● **Dataset extract**:

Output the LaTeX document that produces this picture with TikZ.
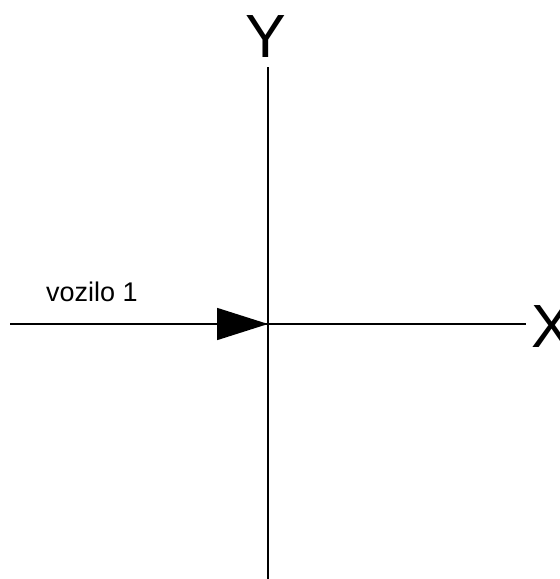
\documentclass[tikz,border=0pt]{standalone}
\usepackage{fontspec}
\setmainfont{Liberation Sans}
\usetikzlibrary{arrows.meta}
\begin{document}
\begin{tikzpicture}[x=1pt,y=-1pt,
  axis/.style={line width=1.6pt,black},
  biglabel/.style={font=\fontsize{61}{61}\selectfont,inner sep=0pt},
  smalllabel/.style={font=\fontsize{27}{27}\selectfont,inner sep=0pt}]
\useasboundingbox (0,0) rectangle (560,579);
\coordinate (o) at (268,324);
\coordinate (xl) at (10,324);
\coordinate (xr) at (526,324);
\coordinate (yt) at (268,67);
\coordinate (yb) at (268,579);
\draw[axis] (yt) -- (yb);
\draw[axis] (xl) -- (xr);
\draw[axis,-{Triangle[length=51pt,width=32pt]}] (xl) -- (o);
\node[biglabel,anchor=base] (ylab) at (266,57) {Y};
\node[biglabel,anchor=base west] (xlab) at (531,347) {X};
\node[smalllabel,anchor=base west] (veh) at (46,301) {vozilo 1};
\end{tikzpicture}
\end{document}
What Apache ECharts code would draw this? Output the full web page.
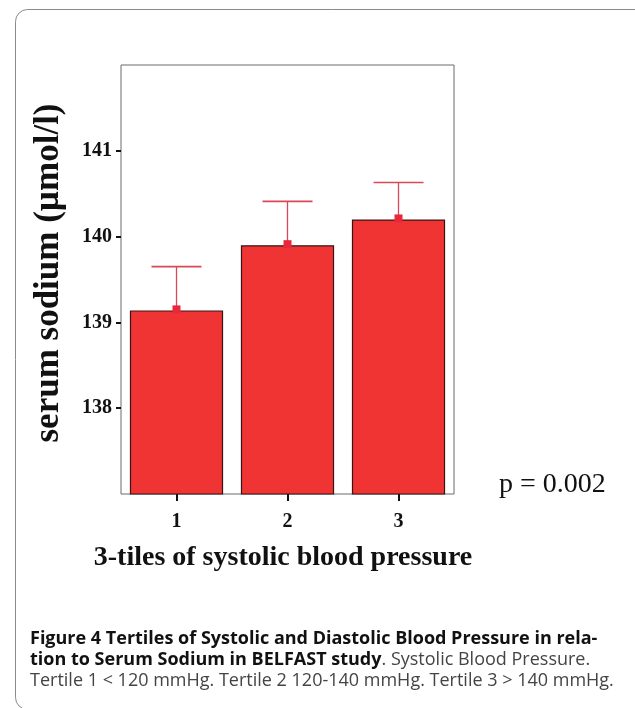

● **Goal**: Copy out all the records exactly, excluding pictures.

● **Solution to this problem**:
Output the LaTeX document that produces this picture with TikZ.
\documentclass[tikz,border=0pt]{standalone}
\usepackage{fontspec}
\setmainfont{Liberation Sans}
\usetikzlibrary{arrows.meta}
\begin{document}
\begin{tikzpicture}[x=1pt,y=-1pt,
  axis/.style={line width=1.6pt,black},
  biglabel/.style={font=\fontsize{61}{61}\selectfont,inner sep=0pt},
  smalllabel/.style={font=\fontsize{27}{27}\selectfont,inner sep=0pt}]
\useasboundingbox (0,0) rectangle (560,579);
\coordinate (o) at (268,324);
\coordinate (xl) at (10,324);
\coordinate (xr) at (526,324);
\coordinate (yt) at (268,67);
\coordinate (yb) at (268,579);
\draw[axis] (yt) -- (yb);
\draw[axis] (xl) -- (xr);
\draw[axis,-{Triangle[length=51pt,width=32pt]}] (xl) -- (o);
\node[biglabel,anchor=base] (ylab) at (266,57) {Y};
\node[biglabel,anchor=base west] (xlab) at (531,347) {X};
\node[smalllabel,anchor=base west] (veh) at (46,301) {vozilo 1};
\end{tikzpicture}
\end{document}
What Apache ECharts code would draw this? Output the full web page.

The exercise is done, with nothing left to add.